'''
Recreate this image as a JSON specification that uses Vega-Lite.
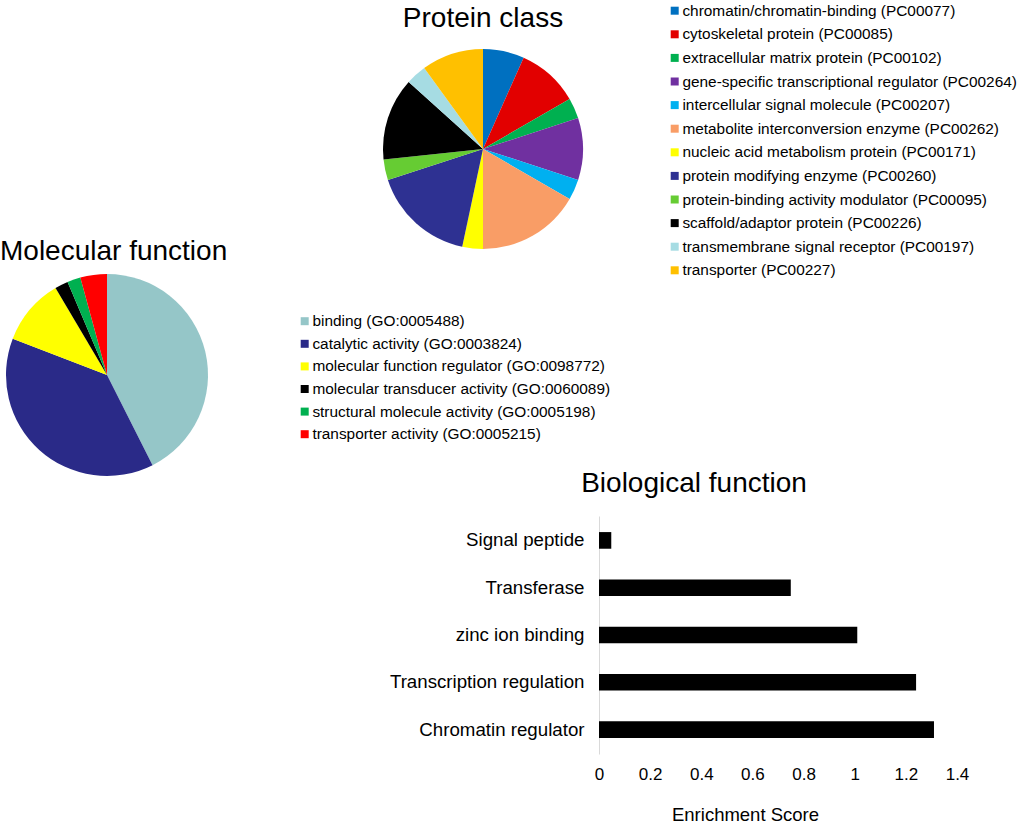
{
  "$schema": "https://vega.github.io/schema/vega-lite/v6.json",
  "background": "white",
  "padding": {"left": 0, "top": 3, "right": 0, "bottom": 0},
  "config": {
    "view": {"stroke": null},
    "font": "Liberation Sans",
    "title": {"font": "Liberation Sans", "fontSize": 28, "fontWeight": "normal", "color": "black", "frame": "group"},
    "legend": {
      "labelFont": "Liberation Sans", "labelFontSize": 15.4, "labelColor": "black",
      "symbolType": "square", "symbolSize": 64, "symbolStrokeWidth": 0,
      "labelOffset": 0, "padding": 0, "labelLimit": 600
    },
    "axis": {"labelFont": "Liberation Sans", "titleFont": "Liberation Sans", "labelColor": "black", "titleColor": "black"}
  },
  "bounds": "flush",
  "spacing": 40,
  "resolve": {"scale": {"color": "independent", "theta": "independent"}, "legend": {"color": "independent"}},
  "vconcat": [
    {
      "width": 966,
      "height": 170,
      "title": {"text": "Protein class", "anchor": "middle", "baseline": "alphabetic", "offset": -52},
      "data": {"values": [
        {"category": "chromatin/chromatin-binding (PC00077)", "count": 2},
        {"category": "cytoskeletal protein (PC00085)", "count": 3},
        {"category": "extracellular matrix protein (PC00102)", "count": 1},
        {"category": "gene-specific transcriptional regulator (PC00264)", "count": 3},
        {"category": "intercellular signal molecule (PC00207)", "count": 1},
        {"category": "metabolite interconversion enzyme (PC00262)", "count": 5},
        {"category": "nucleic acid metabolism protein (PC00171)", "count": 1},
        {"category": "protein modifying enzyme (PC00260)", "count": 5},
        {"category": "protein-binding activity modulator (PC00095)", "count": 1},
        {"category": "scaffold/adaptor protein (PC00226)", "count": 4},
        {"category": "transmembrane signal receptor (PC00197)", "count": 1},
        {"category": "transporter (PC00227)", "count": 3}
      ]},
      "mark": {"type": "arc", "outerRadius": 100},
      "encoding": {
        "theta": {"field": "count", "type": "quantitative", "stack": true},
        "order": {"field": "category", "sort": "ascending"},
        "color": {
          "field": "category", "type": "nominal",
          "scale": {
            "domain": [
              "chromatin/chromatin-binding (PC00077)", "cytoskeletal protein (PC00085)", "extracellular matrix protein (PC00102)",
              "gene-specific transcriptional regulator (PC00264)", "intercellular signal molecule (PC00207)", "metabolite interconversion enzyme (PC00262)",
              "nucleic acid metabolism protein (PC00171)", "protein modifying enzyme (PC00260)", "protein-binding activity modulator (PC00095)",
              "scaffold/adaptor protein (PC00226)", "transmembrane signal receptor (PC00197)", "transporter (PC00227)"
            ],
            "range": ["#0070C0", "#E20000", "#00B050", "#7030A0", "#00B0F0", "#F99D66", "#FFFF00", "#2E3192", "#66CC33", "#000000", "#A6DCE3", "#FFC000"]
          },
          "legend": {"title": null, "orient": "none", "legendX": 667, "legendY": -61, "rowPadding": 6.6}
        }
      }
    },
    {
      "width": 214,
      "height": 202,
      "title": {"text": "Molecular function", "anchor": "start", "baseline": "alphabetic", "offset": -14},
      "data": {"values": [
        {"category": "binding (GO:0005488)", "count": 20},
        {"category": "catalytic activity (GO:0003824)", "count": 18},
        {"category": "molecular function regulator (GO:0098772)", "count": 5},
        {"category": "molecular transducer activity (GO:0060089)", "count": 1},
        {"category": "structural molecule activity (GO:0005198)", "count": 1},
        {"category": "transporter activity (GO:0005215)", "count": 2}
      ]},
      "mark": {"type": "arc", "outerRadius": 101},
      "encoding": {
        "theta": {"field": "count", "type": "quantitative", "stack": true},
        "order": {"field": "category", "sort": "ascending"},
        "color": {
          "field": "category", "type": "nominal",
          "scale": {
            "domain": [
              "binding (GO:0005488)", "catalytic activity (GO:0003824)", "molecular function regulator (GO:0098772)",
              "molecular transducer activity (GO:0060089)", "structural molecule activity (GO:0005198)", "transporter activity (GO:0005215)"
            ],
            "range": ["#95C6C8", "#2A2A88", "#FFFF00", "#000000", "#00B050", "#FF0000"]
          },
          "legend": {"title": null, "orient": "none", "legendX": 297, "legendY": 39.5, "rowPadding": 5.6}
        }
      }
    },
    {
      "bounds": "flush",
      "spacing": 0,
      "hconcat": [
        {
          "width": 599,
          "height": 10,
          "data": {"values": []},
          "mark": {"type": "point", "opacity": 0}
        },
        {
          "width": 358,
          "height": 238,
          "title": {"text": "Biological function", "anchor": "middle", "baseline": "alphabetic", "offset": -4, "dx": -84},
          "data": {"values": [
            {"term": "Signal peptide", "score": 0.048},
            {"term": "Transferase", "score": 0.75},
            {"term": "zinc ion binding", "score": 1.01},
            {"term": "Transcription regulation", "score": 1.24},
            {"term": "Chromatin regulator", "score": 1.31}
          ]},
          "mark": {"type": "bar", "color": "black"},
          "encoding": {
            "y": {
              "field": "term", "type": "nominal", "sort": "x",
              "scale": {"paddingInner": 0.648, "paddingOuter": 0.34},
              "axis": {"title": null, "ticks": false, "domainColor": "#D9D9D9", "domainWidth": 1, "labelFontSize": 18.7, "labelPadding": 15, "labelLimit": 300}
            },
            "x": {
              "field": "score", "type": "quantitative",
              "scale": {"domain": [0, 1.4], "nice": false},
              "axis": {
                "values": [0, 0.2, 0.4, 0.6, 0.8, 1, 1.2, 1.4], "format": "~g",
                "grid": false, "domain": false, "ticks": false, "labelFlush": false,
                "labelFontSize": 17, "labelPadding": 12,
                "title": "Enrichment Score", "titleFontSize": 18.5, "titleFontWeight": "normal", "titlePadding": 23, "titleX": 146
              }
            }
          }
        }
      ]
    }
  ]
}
'''
'''
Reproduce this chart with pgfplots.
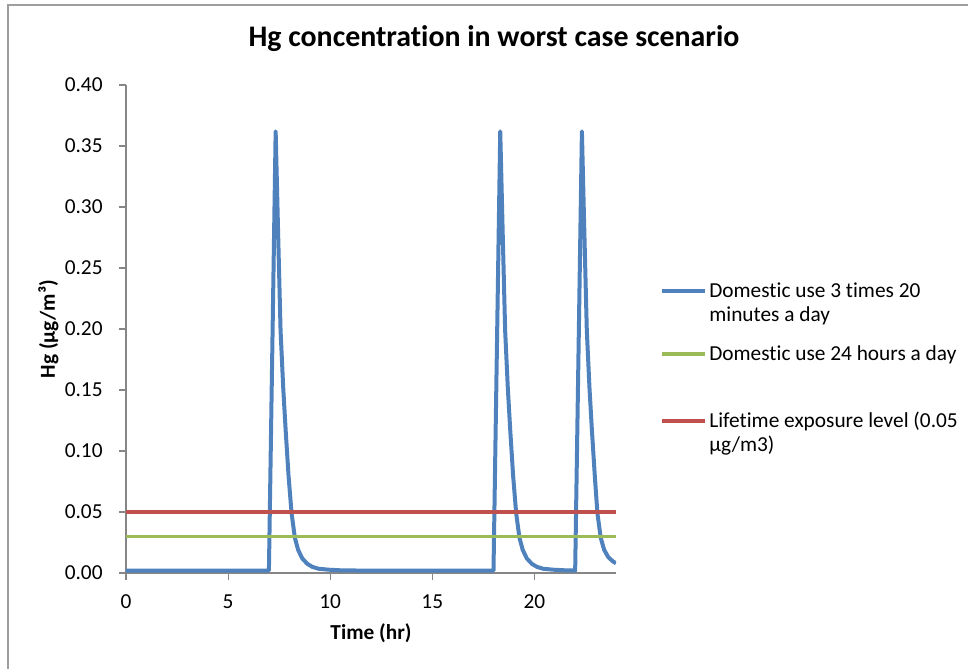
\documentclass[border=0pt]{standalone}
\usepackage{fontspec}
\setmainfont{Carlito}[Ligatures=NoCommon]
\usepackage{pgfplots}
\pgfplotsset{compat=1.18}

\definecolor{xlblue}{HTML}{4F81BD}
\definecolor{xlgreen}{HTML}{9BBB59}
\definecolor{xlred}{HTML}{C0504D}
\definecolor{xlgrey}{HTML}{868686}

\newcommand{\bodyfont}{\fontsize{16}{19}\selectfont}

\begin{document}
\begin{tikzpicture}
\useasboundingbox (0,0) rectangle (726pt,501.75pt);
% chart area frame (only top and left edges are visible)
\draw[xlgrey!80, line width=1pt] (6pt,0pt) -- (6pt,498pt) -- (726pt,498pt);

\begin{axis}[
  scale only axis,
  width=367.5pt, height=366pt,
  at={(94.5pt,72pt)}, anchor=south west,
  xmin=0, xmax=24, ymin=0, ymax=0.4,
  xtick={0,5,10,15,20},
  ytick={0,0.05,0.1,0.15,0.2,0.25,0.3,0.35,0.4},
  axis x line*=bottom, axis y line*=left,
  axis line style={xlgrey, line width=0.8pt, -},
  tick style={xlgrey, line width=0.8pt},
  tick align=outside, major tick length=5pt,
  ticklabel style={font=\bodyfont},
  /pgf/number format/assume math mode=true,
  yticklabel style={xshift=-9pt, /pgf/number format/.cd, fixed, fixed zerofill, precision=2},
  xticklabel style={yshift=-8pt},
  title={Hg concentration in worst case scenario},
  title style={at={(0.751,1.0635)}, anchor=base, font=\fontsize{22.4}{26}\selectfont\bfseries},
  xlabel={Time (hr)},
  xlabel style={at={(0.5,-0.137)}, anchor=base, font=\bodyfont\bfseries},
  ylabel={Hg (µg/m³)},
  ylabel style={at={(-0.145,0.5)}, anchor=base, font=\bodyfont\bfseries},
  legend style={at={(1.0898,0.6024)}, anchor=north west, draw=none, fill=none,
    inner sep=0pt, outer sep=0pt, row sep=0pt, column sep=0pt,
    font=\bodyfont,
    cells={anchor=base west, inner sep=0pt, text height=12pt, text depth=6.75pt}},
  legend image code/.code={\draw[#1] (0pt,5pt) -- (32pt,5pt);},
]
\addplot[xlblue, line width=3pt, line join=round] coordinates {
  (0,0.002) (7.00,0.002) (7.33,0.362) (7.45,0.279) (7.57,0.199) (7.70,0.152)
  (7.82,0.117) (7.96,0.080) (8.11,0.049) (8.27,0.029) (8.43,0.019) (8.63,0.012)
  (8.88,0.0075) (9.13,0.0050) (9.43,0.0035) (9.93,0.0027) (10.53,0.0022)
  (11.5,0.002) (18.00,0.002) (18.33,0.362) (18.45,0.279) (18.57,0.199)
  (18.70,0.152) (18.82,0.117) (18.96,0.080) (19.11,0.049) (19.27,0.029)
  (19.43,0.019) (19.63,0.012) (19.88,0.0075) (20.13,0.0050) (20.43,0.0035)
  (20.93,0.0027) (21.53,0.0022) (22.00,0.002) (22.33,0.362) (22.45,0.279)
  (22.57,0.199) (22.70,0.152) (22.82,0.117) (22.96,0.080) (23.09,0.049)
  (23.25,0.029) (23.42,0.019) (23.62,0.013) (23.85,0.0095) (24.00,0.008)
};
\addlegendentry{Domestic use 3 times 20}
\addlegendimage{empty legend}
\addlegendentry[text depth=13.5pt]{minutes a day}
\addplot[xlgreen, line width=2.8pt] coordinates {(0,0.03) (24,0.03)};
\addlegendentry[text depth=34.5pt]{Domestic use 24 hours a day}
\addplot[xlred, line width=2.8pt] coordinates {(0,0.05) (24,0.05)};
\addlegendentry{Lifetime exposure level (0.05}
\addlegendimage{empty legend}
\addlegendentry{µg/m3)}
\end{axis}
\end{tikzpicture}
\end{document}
'''
GIVEN EXERCISE — Copy the part that starts at the line with "Reproduce this chart with pgfplots." and finishes at the line with "(6pt,498pt) -- (726pt,498pt);", both included, and nothing more. Pictures are left out.

RESPONSE FOR THIS EXERCISE —
Reproduce this chart with pgfplots.
\documentclass[border=0pt]{standalone}
\usepackage{fontspec}
\setmainfont{Carlito}[Ligatures=NoCommon]
\usepackage{pgfplots}
\pgfplotsset{compat=1.18}

\definecolor{xlblue}{HTML}{4F81BD}
\definecolor{xlgreen}{HTML}{9BBB59}
\definecolor{xlred}{HTML}{C0504D}
\definecolor{xlgrey}{HTML}{868686}

\newcommand{\bodyfont}{\fontsize{16}{19}\selectfont}

\begin{document}
\begin{tikzpicture}
\useasboundingbox (0,0) rectangle (726pt,501.75pt);
% chart area frame (only top and left edges are visible)
\draw[xlgrey!80, line width=1pt] (6pt,0pt) -- (6pt,498pt) -- (726pt,498pt);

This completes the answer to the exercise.